SGX-listed Noble Group, the global commodities trader which fell prey to a short-seller report in 2015, surged as much as 27% since 14 Feb 2017 after Reuters’ media report that China’s state-owned Sinochem may be taking a strategic stake in Noble. Could this be Noble’s best Valentine’s Day gift ever? Is it too late to participate in the rally?
We make 5 key observations to help investors judge the risk-reward of a potential investment in Noble.
- The strategic investment is a win-win deal for both companies, as 1) Sinochem can gain access to Noble’s supply chain while 2) Noble can get more business from Sinochem.

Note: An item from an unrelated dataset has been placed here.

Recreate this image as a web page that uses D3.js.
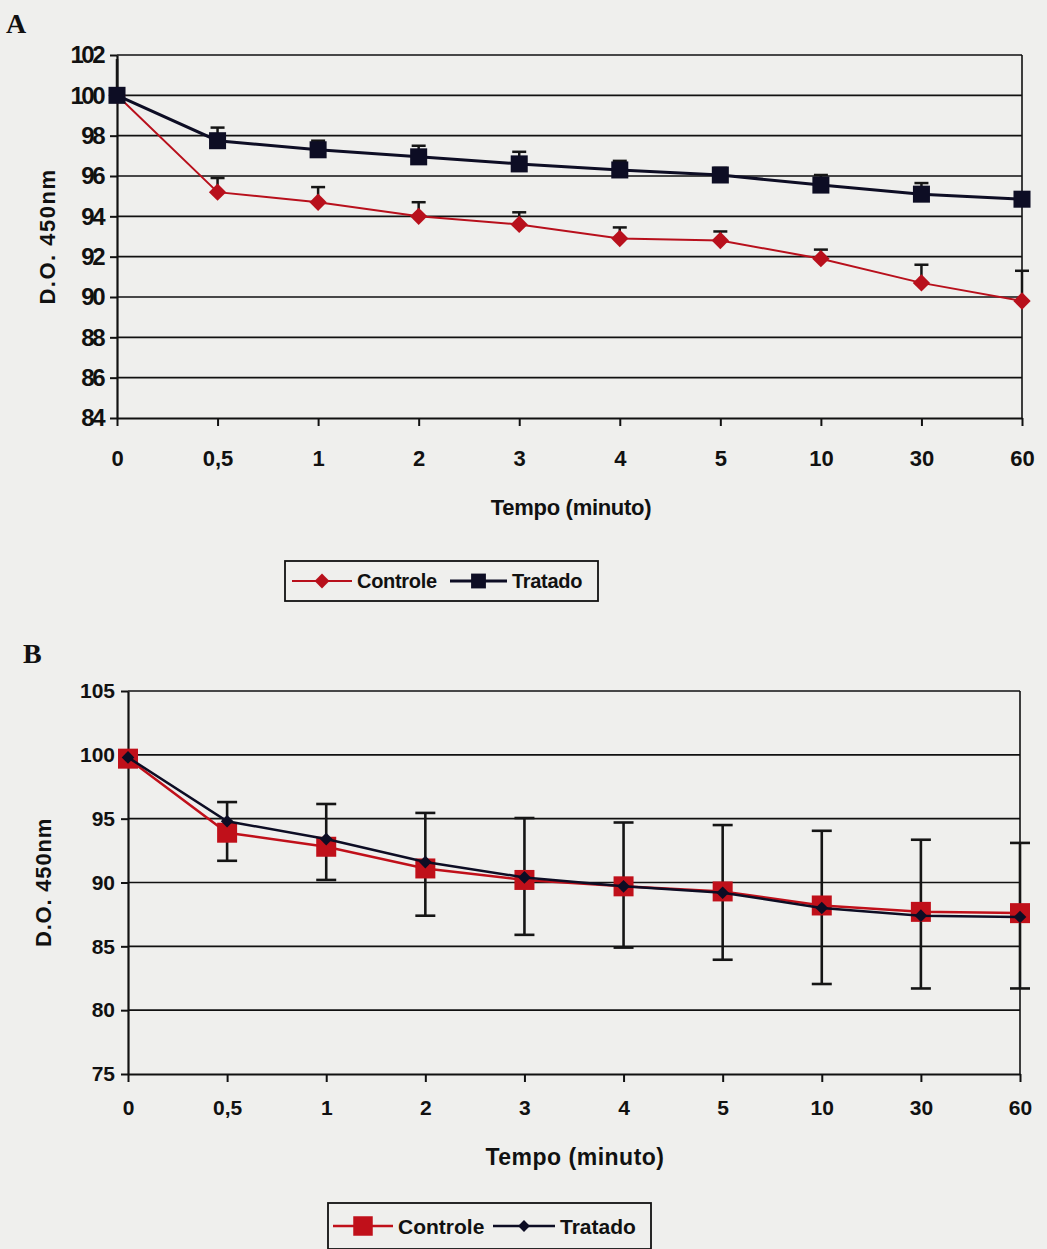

- The fundamental outlook for the commodities market is improving, as evidenced by the dramatic rebound in commodity prices. As a global commodities trader, Noble looks set to gain from the market recovery.
- While Noble has lost one of its crown jewels with the sale of its US Energy Solutions business, the US$1.2 billion proceeds from the divestment will be used to lower its gearing and interest burden substantially. In addition, Noble will recognize ~US$400 million sales gain, thereby boosting its profitability.
- Noble’s current share price is at 53% discount to its last reported book value of 42 cents/share. Its global peer, Glencore, has already seen its share price jump 3 folds over the past one year.
- There are heavy buying in Noble’s shares by global funds, with most recent ones being Prudential and Orbis Investment Management. This may provide downside support.
Taking all these into considerations, an investment in Noble may potentially still yield very attractive returns. Key risks include deterioration in commodities market, funding shortfall, and continued attacks by short sellers.